Requirement. Please write out the lines of the data exactly, beginning with the first and ending with the line containing "plt.rcParams['mathtext.rm'] = 'Liberation"; leave the pictures behind.

Stored data.
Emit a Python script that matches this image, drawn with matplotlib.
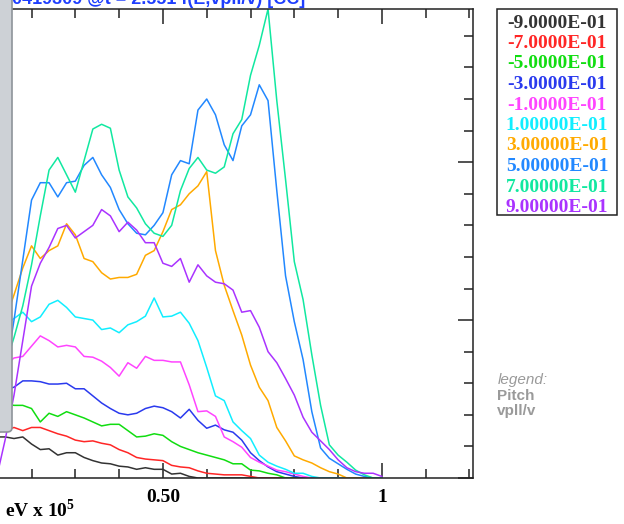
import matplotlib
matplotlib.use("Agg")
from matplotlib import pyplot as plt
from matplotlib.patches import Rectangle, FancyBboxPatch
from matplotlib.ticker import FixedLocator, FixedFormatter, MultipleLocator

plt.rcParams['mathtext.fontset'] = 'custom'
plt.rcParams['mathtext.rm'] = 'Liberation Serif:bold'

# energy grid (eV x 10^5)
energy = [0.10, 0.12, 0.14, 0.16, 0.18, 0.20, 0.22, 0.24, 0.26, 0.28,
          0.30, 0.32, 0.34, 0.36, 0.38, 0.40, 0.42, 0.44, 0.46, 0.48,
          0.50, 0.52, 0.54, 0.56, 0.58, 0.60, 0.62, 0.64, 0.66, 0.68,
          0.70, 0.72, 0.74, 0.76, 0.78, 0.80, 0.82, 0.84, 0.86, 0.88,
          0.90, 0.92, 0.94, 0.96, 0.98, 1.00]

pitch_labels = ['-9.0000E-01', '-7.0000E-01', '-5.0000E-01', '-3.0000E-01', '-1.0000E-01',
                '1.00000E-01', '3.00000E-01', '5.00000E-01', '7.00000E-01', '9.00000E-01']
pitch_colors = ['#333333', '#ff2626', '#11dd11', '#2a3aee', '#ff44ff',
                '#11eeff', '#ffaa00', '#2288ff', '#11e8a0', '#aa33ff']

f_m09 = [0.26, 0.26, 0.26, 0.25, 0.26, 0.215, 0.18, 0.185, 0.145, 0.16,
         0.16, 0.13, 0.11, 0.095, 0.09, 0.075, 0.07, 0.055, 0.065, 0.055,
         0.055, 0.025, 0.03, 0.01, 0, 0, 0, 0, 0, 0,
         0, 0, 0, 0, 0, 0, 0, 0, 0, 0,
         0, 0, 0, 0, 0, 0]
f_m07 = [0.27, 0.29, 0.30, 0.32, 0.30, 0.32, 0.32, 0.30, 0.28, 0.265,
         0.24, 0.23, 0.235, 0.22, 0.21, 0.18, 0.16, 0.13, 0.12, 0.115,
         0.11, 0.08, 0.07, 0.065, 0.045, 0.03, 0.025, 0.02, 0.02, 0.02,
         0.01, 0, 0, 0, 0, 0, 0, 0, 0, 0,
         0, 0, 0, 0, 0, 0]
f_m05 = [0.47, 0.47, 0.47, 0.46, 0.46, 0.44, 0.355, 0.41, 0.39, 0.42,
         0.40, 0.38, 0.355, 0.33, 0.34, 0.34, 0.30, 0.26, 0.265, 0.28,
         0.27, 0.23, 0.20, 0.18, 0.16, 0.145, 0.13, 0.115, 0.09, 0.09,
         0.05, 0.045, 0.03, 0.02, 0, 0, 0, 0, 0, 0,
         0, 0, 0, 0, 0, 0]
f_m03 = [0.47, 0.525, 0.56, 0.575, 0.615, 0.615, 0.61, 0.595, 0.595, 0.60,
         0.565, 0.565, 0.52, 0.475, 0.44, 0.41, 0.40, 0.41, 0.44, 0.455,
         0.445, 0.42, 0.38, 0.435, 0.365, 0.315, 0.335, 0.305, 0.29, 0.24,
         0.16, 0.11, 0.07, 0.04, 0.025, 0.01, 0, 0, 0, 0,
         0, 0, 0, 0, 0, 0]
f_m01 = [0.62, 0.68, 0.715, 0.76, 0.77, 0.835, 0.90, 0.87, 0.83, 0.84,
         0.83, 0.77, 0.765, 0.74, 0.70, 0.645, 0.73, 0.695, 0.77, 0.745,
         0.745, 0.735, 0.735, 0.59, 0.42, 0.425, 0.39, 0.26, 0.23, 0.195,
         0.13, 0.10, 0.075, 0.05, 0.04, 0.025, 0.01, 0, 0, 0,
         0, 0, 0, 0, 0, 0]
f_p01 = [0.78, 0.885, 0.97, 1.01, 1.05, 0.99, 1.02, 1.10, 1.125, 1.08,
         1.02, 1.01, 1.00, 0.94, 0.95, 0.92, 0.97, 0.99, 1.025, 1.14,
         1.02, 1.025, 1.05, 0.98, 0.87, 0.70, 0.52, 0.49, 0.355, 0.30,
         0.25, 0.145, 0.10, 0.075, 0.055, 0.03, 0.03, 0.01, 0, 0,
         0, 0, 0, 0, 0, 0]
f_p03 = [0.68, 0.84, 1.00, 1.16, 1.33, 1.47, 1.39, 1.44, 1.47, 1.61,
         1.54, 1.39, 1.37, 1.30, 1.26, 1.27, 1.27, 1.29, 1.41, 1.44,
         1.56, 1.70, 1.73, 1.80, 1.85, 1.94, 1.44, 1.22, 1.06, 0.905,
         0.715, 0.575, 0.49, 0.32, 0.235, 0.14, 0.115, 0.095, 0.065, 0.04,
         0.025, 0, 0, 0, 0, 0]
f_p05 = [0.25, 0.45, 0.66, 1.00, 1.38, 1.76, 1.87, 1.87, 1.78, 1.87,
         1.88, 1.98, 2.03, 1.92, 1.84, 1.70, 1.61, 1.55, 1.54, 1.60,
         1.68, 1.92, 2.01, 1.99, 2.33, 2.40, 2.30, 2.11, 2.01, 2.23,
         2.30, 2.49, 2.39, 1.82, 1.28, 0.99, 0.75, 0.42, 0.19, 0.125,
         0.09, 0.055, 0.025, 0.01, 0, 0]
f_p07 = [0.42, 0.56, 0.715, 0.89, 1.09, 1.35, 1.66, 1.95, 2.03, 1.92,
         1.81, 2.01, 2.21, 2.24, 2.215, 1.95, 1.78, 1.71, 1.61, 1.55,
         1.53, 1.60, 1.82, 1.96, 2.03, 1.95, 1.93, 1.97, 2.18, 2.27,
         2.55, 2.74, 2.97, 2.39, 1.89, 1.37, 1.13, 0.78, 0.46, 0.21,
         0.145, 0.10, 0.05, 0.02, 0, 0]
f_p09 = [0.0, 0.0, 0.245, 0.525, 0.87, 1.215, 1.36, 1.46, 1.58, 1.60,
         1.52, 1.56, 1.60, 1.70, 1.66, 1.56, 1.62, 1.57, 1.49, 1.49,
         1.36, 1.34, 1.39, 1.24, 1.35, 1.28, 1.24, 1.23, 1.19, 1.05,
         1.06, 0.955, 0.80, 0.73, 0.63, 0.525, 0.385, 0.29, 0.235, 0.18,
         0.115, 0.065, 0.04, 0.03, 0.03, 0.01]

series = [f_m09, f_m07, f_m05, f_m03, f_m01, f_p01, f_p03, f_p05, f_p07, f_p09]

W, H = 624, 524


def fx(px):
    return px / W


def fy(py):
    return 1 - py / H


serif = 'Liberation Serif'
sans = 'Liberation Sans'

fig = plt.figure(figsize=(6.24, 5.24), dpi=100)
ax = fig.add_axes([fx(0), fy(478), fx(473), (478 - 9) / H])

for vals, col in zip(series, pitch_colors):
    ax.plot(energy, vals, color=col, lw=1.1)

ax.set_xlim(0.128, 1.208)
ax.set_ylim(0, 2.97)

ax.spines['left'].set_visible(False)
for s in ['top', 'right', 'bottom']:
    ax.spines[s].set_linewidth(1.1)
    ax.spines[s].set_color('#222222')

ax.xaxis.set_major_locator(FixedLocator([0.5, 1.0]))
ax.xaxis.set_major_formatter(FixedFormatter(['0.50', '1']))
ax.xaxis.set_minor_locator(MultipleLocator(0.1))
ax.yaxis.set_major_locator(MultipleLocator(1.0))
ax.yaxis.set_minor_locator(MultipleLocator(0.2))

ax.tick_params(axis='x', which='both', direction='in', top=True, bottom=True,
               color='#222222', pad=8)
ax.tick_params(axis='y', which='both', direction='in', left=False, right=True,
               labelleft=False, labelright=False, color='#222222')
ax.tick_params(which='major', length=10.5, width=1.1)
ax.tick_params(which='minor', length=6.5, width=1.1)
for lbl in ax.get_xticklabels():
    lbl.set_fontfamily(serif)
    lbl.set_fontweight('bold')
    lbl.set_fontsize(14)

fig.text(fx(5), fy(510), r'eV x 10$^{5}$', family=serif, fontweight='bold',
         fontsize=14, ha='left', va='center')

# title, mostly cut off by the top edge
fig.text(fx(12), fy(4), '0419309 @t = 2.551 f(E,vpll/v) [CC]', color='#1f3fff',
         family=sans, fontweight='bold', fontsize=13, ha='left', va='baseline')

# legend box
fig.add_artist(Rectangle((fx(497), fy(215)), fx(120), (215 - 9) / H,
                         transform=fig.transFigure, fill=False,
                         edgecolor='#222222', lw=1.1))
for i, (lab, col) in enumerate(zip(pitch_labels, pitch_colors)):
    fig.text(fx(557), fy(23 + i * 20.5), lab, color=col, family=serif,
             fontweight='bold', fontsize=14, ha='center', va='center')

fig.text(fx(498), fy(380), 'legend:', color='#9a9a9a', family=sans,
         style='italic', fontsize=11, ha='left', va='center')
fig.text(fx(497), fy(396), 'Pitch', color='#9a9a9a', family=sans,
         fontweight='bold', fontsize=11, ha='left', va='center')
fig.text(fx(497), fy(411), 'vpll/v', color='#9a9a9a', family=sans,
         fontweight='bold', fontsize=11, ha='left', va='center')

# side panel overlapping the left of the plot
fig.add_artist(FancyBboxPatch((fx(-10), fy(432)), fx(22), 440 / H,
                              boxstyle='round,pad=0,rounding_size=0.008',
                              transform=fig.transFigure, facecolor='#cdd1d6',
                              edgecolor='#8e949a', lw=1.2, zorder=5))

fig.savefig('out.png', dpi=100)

Task output.
Emit a Python script that matches this image, drawn with matplotlib.
import matplotlib
matplotlib.use("Agg")
from matplotlib import pyplot as plt
from matplotlib.patches import Rectangle, FancyBboxPatch
from matplotlib.ticker import FixedLocator, FixedFormatter, MultipleLocator

plt.rcParams['mathtext.fontset'] = 'custom'
plt.rcParams['mathtext.rm'] = 'Liberation Serif:bold'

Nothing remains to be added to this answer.